BRAZIL plans to protect a huge swathe of the Amazon Jungle after the recent contract killing of a missionary who had campaigned for poor peasant farmers in the rainforest communities. Police say the main suspect in the murder of Sister Dorothy Stang is a prominent local rancher.
American-born Sister Dorothy Stang, 74, was a member of the Congregation of the Sisters of Notre Dame de Namur, an international Catholic religious order. She had been based in Anapu, in Para state, for 35 years where she had become an outspoken critic of ranchers and loggers trying to encroach on farmers’ land.
Sister Dorothy, a naturalised Brazilian, died on February 12. Just days earlier she had met Brazilian officials to warn them of threats to local farmers from powerful landowners and to demand more help to stem land-related violence. Her murder was cold-blooded and cowardly. When her killers confronted her, Sister Dorothy apparently read some lines out of her Bible before they opened fire. Police believe that the men were paid 14,000 euros and 10 heads of cattle.
The missionary’s murder was further proof, if it were needed, that the Amazon is a rich but also increasingly dangerous area. The jungle, 14 times the area of Portugal and occupying two-thirds of Brazil, has come to resemble the Wild West. Loggers, environmentalists, wealthy landowners and peasant farmers fight each other over the area’s natural riches or get caught up in the crossfire, leading to casualties on an almost daily basis.

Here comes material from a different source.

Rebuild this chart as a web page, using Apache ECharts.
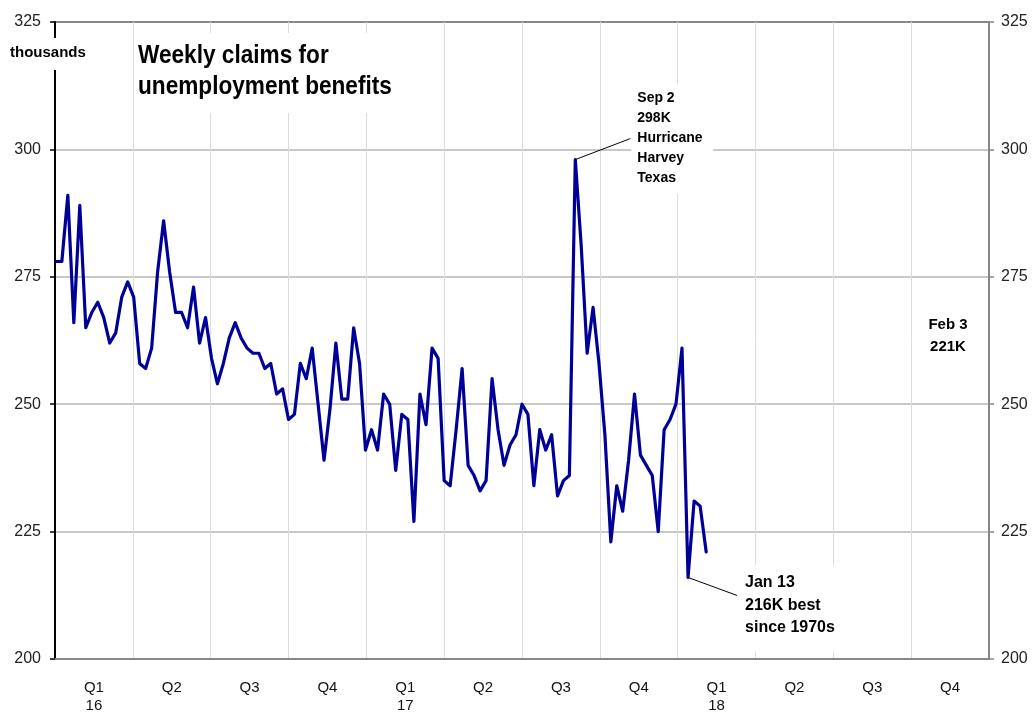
<!DOCTYPE html>
<html>
<head>
<meta charset="utf-8">
<script src="https://cdn.jsdelivr.net/npm/echarts@6/dist/echarts.min.js"></script>
<style>
html,body{margin:0;padding:0;background:#fff;}
#chart{width:1036px;height:713px;}
</style>
</head>
<body>
<div id="chart"></div>
<script>
// ---- data ----
const firstWeekEnding = '2016-01-02';   // weekly, week ending Saturday
const claims = [
  278, 278, 291, 266, 289, 265, 268, 270, 267, 262,
  264, 271, 274, 271, 258, 257, 261, 276, 286, 276,
  268, 268, 265, 273, 262, 267, 259, 254, 258, 263,
  266, 263, 261, 260, 260, 257, 258, 252, 253, 247,
  248, 258, 255, 261, 250, 239, 249, 262, 251, 251,
  265, 258, 241, 245, 241, 252, 250, 237, 248, 247,
  227, 252, 246, 261, 259, 235, 234, 245, 257, 238,
  236, 233, 235, 255, 245, 238, 242, 244, 250, 248,
  234, 245, 241, 244, 232, 235, 236, 298, 281, 260,
  269, 258, 244, 223, 234, 229, 239, 252, 240, 238,
  236, 225, 245, 247, 250, 261, 216, 231, 230, 221
];
const quarterLabels = ['Q1\n16','Q2','Q3','Q4','Q1\n17','Q2','Q3','Q4','Q1\n18','Q2','Q3','Q4'];
const yMin = 200, yMax = 325, yStep = 25;
const titleText = 'Weekly claims for\nunemployment benefits';
const unitText = 'thousands';
const noteSep = {date: '2017-09-02', text: 'Sep 2\n298K\nHurricane\nHarvey\nTexas'};
const noteJan = {date: '2018-01-13', text: 'Jan 13\n216K best\nsince 1970s'};
const noteLast = {text: 'Feb 3\n221K'};

// ---- helpers ----
const DAY = 86400000;
const t0 = Date.parse(firstWeekEnding + 'T00:00:00Z');
function weekTime(i){ return t0 + i * 7 * DAY; }
function quarterPos(t){
  const d = new Date(t);
  const y = d.getUTCFullYear(), m = d.getUTCMonth();
  const qm = Math.floor(m / 3) * 3;
  const s = Date.UTC(y, qm, 1), e = Date.UTC(y, qm + 3, 1);
  return (y - 2016) * 4 + qm / 3 + (t - s) / (e - s);
}
const seriesData = claims.map((v, i) => [quarterPos(weekTime(i)), v]);
function idxOf(dateStr){ return Math.round((Date.parse(dateStr + 'T00:00:00Z') - t0) / (7 * DAY)); }

const FONT = '"Liberation Sans", Arial, Helvetica, sans-serif';
const vColors = ['rgba(0,0,0,0)'];
for (let i = 1; i < 12; i++) vColors.push('#dcdcdc');
vColors.push('rgba(0,0,0,0)');

const chart = echarts.init(document.getElementById('chart'), null, {renderer: 'canvas'});
chart.setOption({
  animation: false,
  backgroundColor: '#fff',
  textStyle: {fontFamily: FONT},
  grid: {left: 55, right: 47, top: 22, bottom: 54, containLabel: false, outerBoundsMode: 'none'},
  xAxis: [
    {
      type: 'value', min: 0, max: 12, interval: 1, position: 'bottom',
      axisLine: {show: true, onZero: false, lineStyle: {color: '#888', width: 2}},
      axisTick: {show: false}, axisLabel: {show: false},
      splitLine: {show: true, lineStyle: {color: vColors, width: 1}}
    },
    {
      type: 'category', position: 'bottom', data: quarterLabels, boundaryGap: true,
      axisLine: {show: false}, axisTick: {show: false}, splitLine: {show: false},
      axisLabel: {interval: 0, color: '#111', fontSize: 15, lineHeight: 18, margin: 20, fontFamily: FONT}
    }
  ],
  yAxis: [
    {
      type: 'value', position: 'left', min: yMin, max: yMax, interval: yStep,
      axisLine: {show: true, lineStyle: {color: '#000', width: 2}},
      axisTick: {show: true, length: 5, lineStyle: {color: '#000', width: 1.5}},
      axisLabel: {fontSize: 16, color: '#222', margin: 14, fontFamily: FONT},
      splitLine: {show: true, lineStyle: {color: ['#888','#c8c8c8','#c8c8c8','#c8c8c8','#c8c8c8','#888'], width: 2}}
    },
    {
      type: 'value', position: 'right', min: yMin, max: yMax, interval: yStep,
      axisLine: {show: true, lineStyle: {color: '#888', width: 2}},
      axisTick: {show: true, length: 5, lineStyle: {color: '#888', width: 1.5}},
      axisLabel: {fontSize: 16, color: '#222', margin: 12, fontFamily: FONT},
      splitLine: {show: false}
    }
  ],
  series: [{
    type: 'line', xAxisIndex: 0, yAxisIndex: 0, data: seriesData,
    showSymbol: false, symbol: 'none', z: 3,
    lineStyle: {color: '#000099', width: 3.2, join: 'round', cap: 'round'}
  }]
});

const pSep = chart.convertToPixel({xAxisIndex: 0, yAxisIndex: 0}, seriesData[idxOf(noteSep.date)]);
const pJan = chart.convertToPixel({xAxisIndex: 0, yAxisIndex: 0}, seriesData[idxOf(noteJan.date)]);

const boldFont = (s) => 'bold ' + s + 'px ' + FONT;
chart.setOption({
  graphic: [
    // title
    {type: 'rect', z: 50, shape: {x: 134, y: 33, width: 268, height: 80}, style: {fill: '#fff'}},
    {type: 'text', z: 100, x: 138, y: 40, scaleX: 0.87,
      style: {text: titleText, font: boldFont(26), fill: '#000', lineHeight: 31, align: 'left', verticalAlign: 'top'}},
    // unit
    {type: 'rect', z: 50, shape: {x: 6, y: 38, width: 88, height: 32}, style: {fill: '#fff'}},
    {type: 'text', z: 100, x: 10, y: 45,
      style: {text: unitText, font: boldFont(15), fill: '#000', align: 'left', verticalAlign: 'top'}},
    // Sep 2 note
    {type: 'line', z: 60, shape: {x1: pSep[0], y1: pSep[1], x2: pSep[0] + 55, y2: pSep[1] - 21}, style: {stroke: '#000', lineWidth: 1}},
    {type: 'rect', z: 50, shape: {x: pSep[0] + 56, y: pSep[1] - 76, width: 82, height: 110}, style: {fill: '#fff'}},
    {type: 'text', z: 100, x: pSep[0] + 62, y: pSep[1] - 71,
      style: {text: noteSep.text, font: boldFont(14), fill: '#000', lineHeight: 20, align: 'left', verticalAlign: 'top'}},
    // Jan 13 note
    {type: 'line', z: 60, shape: {x1: pJan[0], y1: pJan[1], x2: pJan[0] + 49, y2: pJan[1] + 18}, style: {stroke: '#000', lineWidth: 1}},
    {type: 'rect', z: 50, shape: {x: pJan[0] + 51, y: pJan[1] - 12, width: 104, height: 86}, style: {fill: '#fff'}},
    {type: 'text', z: 100, x: pJan[0] + 57, y: pJan[1] - 6,
      style: {text: noteJan.text, font: boldFont(16), fill: '#000', lineHeight: 22.5, align: 'left', verticalAlign: 'top'}},
    // last value note
    {type: 'text', z: 100, x: 948, y: 314,
      style: {text: noteLast.text, font: boldFont(15), fill: '#000', lineHeight: 22, align: 'center', verticalAlign: 'top'}}
  ]
});
</script>
</body>
</html>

In addition, the vast area of the jungle, which is impossible to police effectively, has become lucrative territory for drug-traffickers using it as a transit route for cocaine produced in other countries. The Catholic Church’s Pastoral Land Commission concludes that Para, where Sister Dorothy met her death, is particularly dangerous. The state was the site of nearly half the 1,237 land-related killings in Brazil over the past 30 years. And the Brazilian government, for all its condemnations, has seemed powerless in the face of the killing spree.
The natural richness of the area triggers the fighting. The value of the Amazonian sub-soil has been put at seven billion dollars, much of it deposits of bauxite and manganese ore. Environmentalists estimate that the Amazon loses 23,473sq km of forest every year and that about one fifth of the 4.14 million sq km of wilderness has already been cut down. Scientists also claim that the deforesting of the Amazon has led to changes in the global climate and endangered thousands of unique plant and animal species. But not all ‘progressive’ opinion favours the preservation of the jungle. Some feel that the further destruction of such a massive forest is inevitable in a country that lacks sufficient roads and infrastructure. In the words of one resident of Porto Alegre in Brazil: “We don’t want to be the biggest zoo in the world – we want our country to develop.” But all agree that recent events demand regulations.
Preserving the forest
Now the government has intervened to declare that nearly four million hectares (10 million acres) in Para will become a conservation area in a bid to ward off loggers and landowners. The government will also bolster the area’s police force. Environment Minister, Marina Silva, said the creation of the new conservation park was a clear signal that the country would not capitulate to the recent violence. “The government is putting the brakes on the predators,” she said. Officials will also assess if another large strip of land, along a federal highway, can be protected.
Following Sister Dorothy’s murder, the government deployed 2,000 troops to Para. But prominent land reformers are angry that it took the death of a foreigner to force the government into action. They point out that hundreds of land-related killings in Para have gone unsolved over the last 20 years. The government’s priority now is to avoid any further settling of scores in a region marked by increasing bloodshed and conflict.
Meanwhile, Sister Dorothy Stang is likely to take on the status of martyr to poor farmers and environmentalists. She is already being compared to campaigner, Chico Mendes, another symbol of the struggle to preserve the Amazon, who was murdered in 1988. Campaigners and the government will be hoping that the publicity given to Sister Dorothy’s death will remind powerful landowners that they are not above the law.